● GIVEN EXERCISE: Reproduce the data exactly and drop any pictures it holds.

● COLLECTED DATA:
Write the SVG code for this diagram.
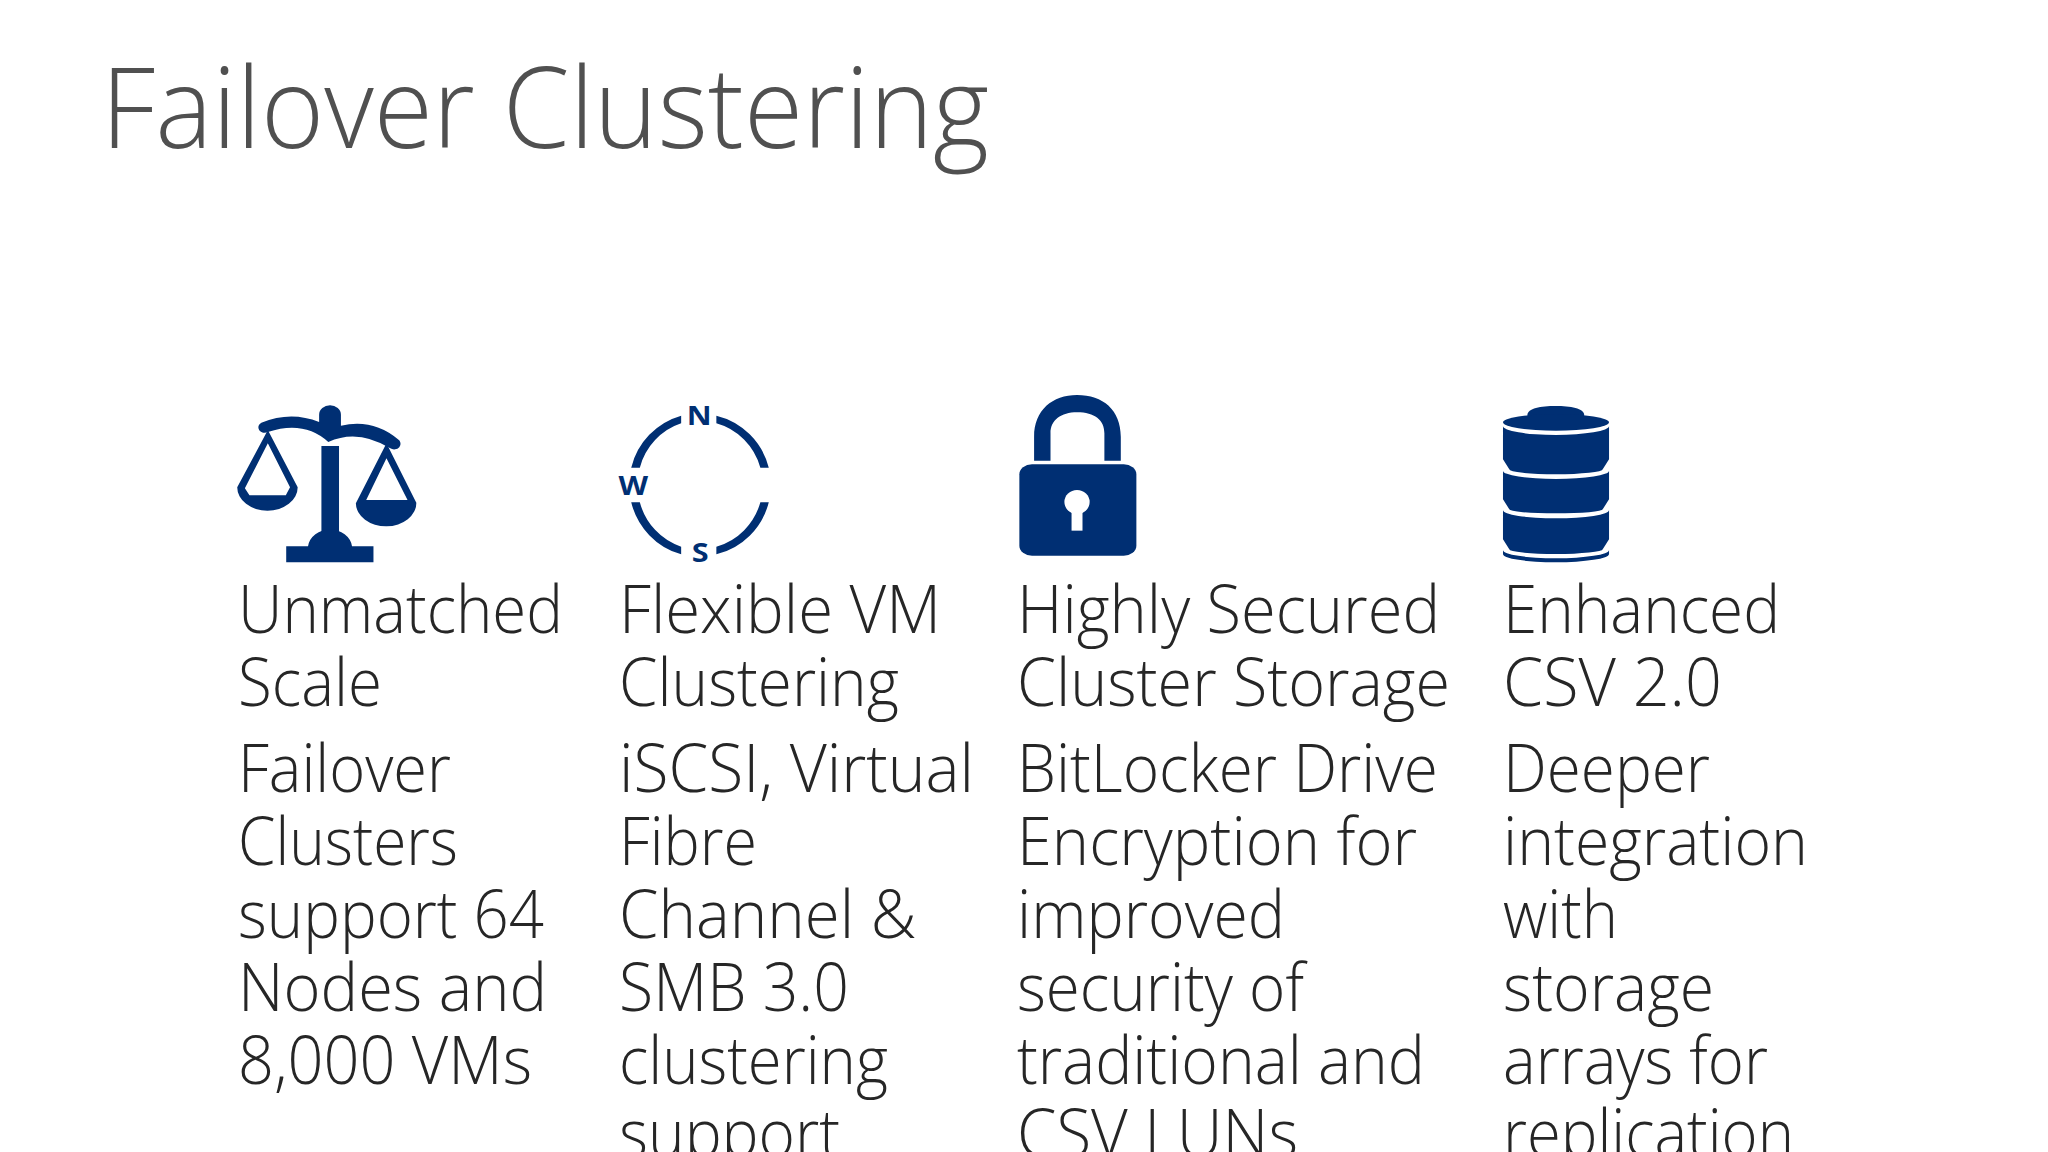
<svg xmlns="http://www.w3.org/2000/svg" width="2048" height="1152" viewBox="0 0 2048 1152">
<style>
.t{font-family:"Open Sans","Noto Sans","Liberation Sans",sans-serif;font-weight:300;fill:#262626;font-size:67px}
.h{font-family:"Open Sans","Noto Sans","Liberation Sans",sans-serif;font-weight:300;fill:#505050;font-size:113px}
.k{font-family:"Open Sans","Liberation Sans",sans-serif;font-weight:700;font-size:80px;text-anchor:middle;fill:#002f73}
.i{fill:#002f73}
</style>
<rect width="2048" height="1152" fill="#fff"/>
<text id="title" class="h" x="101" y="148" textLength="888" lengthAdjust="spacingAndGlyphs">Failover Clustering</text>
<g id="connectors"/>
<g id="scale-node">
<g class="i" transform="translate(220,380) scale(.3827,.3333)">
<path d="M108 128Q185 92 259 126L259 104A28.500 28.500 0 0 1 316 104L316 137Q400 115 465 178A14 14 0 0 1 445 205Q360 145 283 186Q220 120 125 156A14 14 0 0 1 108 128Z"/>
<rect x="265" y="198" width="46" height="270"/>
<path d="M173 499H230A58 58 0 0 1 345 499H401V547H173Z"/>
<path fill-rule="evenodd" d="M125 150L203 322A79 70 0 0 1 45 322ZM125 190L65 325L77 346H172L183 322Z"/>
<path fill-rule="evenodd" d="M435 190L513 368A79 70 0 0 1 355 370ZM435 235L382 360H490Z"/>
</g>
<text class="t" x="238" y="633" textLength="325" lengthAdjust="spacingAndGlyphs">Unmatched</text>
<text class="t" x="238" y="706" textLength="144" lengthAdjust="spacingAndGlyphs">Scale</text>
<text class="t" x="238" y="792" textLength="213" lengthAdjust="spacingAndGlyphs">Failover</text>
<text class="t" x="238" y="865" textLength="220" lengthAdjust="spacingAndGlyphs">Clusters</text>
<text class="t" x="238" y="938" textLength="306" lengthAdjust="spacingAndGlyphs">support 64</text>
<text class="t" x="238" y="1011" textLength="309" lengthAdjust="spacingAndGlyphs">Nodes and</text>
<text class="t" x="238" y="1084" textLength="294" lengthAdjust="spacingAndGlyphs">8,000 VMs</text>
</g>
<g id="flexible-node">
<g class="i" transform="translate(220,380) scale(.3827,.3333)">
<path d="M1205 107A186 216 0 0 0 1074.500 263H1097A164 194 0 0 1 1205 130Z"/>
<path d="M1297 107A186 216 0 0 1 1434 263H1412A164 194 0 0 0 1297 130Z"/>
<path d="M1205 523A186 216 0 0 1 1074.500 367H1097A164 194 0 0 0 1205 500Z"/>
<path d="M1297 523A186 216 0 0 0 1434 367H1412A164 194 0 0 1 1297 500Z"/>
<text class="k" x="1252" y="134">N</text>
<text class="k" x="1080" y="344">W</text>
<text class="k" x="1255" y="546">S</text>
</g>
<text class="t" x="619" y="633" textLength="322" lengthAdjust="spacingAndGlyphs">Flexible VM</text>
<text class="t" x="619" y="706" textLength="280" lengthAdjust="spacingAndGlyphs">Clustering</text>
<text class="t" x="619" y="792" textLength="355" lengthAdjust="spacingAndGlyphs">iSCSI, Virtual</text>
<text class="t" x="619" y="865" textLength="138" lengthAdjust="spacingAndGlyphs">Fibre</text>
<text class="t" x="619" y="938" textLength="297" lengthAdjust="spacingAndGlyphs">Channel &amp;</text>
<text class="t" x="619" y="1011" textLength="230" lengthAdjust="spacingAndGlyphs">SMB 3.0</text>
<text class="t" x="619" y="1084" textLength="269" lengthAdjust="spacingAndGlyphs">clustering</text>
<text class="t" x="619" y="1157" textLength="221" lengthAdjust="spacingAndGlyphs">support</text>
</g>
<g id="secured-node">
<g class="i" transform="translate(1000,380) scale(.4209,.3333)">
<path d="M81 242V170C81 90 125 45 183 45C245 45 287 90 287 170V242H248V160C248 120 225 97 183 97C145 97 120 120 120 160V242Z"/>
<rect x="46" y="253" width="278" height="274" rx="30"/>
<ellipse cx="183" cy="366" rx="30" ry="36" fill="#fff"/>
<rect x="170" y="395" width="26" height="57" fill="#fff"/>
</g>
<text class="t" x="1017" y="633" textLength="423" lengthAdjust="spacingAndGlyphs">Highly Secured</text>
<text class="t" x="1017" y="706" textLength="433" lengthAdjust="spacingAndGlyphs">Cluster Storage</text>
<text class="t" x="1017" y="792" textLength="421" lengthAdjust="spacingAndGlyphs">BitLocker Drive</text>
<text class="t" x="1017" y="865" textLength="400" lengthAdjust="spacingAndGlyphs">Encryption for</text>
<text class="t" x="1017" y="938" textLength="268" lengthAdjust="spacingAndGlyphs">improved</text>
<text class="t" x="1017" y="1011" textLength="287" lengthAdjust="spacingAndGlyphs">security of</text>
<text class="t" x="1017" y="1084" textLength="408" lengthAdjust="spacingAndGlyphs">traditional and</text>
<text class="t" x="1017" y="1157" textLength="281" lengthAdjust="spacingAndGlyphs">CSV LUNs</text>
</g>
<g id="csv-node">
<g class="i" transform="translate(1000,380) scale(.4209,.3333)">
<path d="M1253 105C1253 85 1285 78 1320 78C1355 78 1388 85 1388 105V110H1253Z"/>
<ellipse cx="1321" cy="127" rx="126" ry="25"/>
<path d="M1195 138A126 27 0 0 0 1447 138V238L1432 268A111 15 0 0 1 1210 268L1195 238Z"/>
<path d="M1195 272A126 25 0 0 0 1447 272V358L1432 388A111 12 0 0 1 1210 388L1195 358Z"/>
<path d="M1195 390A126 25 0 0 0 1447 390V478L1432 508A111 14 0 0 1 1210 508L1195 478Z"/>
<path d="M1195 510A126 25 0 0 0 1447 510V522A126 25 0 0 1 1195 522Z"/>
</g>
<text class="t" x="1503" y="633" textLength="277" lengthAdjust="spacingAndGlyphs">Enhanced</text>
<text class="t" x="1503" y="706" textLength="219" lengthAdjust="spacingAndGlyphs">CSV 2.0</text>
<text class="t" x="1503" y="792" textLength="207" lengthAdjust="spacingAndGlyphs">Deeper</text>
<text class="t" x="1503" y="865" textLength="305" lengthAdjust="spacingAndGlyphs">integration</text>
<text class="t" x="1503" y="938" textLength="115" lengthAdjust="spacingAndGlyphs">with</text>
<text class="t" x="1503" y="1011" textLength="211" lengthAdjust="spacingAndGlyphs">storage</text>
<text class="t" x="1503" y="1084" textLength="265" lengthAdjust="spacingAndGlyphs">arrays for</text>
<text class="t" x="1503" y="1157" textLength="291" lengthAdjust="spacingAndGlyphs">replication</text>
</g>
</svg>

● SOLVED EXERCISE:
Write the SVG code for this diagram.
<svg xmlns="http://www.w3.org/2000/svg" width="2048" height="1152" viewBox="0 0 2048 1152">
<style>
.t{font-family:"Open Sans","Noto Sans","Liberation Sans",sans-serif;font-weight:300;fill:#262626;font-size:67px}
.h{font-family:"Open Sans","Noto Sans","Liberation Sans",sans-serif;font-weight:300;fill:#505050;font-size:113px}
.k{font-family:"Open Sans","Liberation Sans",sans-serif;font-weight:700;font-size:80px;text-anchor:middle;fill:#002f73}
.i{fill:#002f73}
</style>
<rect width="2048" height="1152" fill="#fff"/>
<text id="title" class="h" x="101" y="148" textLength="888" lengthAdjust="spacingAndGlyphs">Failover Clustering</text>
<g id="connectors"/>
<g id="scale-node">
<g class="i" transform="translate(220,380) scale(.3827,.3333)">
<path d="M108 128Q185 92 259 126L259 104A28.500 28.500 0 0 1 316 104L316 137Q400 115 465 178A14 14 0 0 1 445 205Q360 145 283 186Q220 120 125 156A14 14 0 0 1 108 128Z"/>
<rect x="265" y="198" width="46" height="270"/>
<path d="M173 499H230A58 58 0 0 1 345 499H401V547H173Z"/>
<path fill-rule="evenodd" d="M125 150L203 322A79 70 0 0 1 45 322ZM125 190L65 325L77 346H172L183 322Z"/>
<path fill-rule="evenodd" d="M435 190L513 368A79 70 0 0 1 355 370ZM435 235L382 360H490Z"/>
</g>
<text class="t" x="238" y="633" textLength="325" lengthAdjust="spacingAndGlyphs">Unmatched</text>
<text class="t" x="238" y="706" textLength="144" lengthAdjust="spacingAndGlyphs">Scale</text>
<text class="t" x="238" y="792" textLength="213" lengthAdjust="spacingAndGlyphs">Failover</text>
<text class="t" x="238" y="865" textLength="220" lengthAdjust="spacingAndGlyphs">Clusters</text>
<text class="t" x="238" y="938" textLength="306" lengthAdjust="spacingAndGlyphs">support 64</text>
<text class="t" x="238" y="1011" textLength="309" lengthAdjust="spacingAndGlyphs">Nodes and</text>
<text class="t" x="238" y="1084" textLength="294" lengthAdjust="spacingAndGlyphs">8,000 VMs</text>
</g>
<g id="flexible-node">
<g class="i" transform="translate(220,380) scale(.3827,.3333)">
<path d="M1205 107A186 216 0 0 0 1074.500 263H1097A164 194 0 0 1 1205 130Z"/>
<path d="M1297 107A186 216 0 0 1 1434 263H1412A164 194 0 0 0 1297 130Z"/>
<path d="M1205 523A186 216 0 0 1 1074.500 367H1097A164 194 0 0 0 1205 500Z"/>
<path d="M1297 523A186 216 0 0 0 1434 367H1412A164 194 0 0 1 1297 500Z"/>
<text class="k" x="1252" y="134">N</text>
<text class="k" x="1080" y="344">W</text>
<text class="k" x="1255" y="546">S</text>
</g>
<text class="t" x="619" y="633" textLength="322" lengthAdjust="spacingAndGlyphs">Flexible VM</text>
<text class="t" x="619" y="706" textLength="280" lengthAdjust="spacingAndGlyphs">Clustering</text>
<text class="t" x="619" y="792" textLength="355" lengthAdjust="spacingAndGlyphs">iSCSI, Virtual</text>
<text class="t" x="619" y="865" textLength="138" lengthAdjust="spacingAndGlyphs">Fibre</text>
<text class="t" x="619" y="938" textLength="297" lengthAdjust="spacingAndGlyphs">Channel &amp;</text>
<text class="t" x="619" y="1011" textLength="230" lengthAdjust="spacingAndGlyphs">SMB 3.0</text>
<text class="t" x="619" y="1084" textLength="269" lengthAdjust="spacingAndGlyphs">clustering</text>
<text class="t" x="619" y="1157" textLength="221" lengthAdjust="spacingAndGlyphs">support</text>
</g>
<g id="secured-node">
<g class="i" transform="translate(1000,380) scale(.4209,.3333)">
<path d="M81 242V170C81 90 125 45 183 45C245 45 287 90 287 170V242H248V160C248 120 225 97 183 97C145 97 120 120 120 160V242Z"/>
<rect x="46" y="253" width="278" height="274" rx="30"/>
<ellipse cx="183" cy="366" rx="30" ry="36" fill="#fff"/>
<rect x="170" y="395" width="26" height="57" fill="#fff"/>
</g>
<text class="t" x="1017" y="633" textLength="423" lengthAdjust="spacingAndGlyphs">Highly Secured</text>
<text class="t" x="1017" y="706" textLength="433" lengthAdjust="spacingAndGlyphs">Cluster Storage</text>
<text class="t" x="1017" y="792" textLength="421" lengthAdjust="spacingAndGlyphs">BitLocker Drive</text>
<text class="t" x="1017" y="865" textLength="400" lengthAdjust="spacingAndGlyphs">Encryption for</text>
<text class="t" x="1017" y="938" textLength="268" lengthAdjust="spacingAndGlyphs">improved</text>
<text class="t" x="1017" y="1011" textLength="287" lengthAdjust="spacingAndGlyphs">security of</text>
<text class="t" x="1017" y="1084" textLength="408" lengthAdjust="spacingAndGlyphs">traditional and</text>
<text class="t" x="1017" y="1157" textLength="281" lengthAdjust="spacingAndGlyphs">CSV LUNs</text>
</g>
<g id="csv-node">
<g class="i" transform="translate(1000,380) scale(.4209,.3333)">
<path d="M1253 105C1253 85 1285 78 1320 78C1355 78 1388 85 1388 105V110H1253Z"/>
<ellipse cx="1321" cy="127" rx="126" ry="25"/>
<path d="M1195 138A126 27 0 0 0 1447 138V238L1432 268A111 15 0 0 1 1210 268L1195 238Z"/>
<path d="M1195 272A126 25 0 0 0 1447 272V358L1432 388A111 12 0 0 1 1210 388L1195 358Z"/>
<path d="M1195 390A126 25 0 0 0 1447 390V478L1432 508A111 14 0 0 1 1210 508L1195 478Z"/>
<path d="M1195 510A126 25 0 0 0 1447 510V522A126 25 0 0 1 1195 522Z"/>
</g>
<text class="t" x="1503" y="633" textLength="277" lengthAdjust="spacingAndGlyphs">Enhanced</text>
<text class="t" x="1503" y="706" textLength="219" lengthAdjust="spacingAndGlyphs">CSV 2.0</text>
<text class="t" x="1503" y="792" textLength="207" lengthAdjust="spacingAndGlyphs">Deeper</text>
<text class="t" x="1503" y="865" textLength="305" lengthAdjust="spacingAndGlyphs">integration</text>
<text class="t" x="1503" y="938" textLength="115" lengthAdjust="spacingAndGlyphs">with</text>
<text class="t" x="1503" y="1011" textLength="211" lengthAdjust="spacingAndGlyphs">storage</text>
<text class="t" x="1503" y="1084" textLength="265" lengthAdjust="spacingAndGlyphs">arrays for</text>
<text class="t" x="1503" y="1157" textLength="291" lengthAdjust="spacingAndGlyphs">replication</text>
</g>
</svg>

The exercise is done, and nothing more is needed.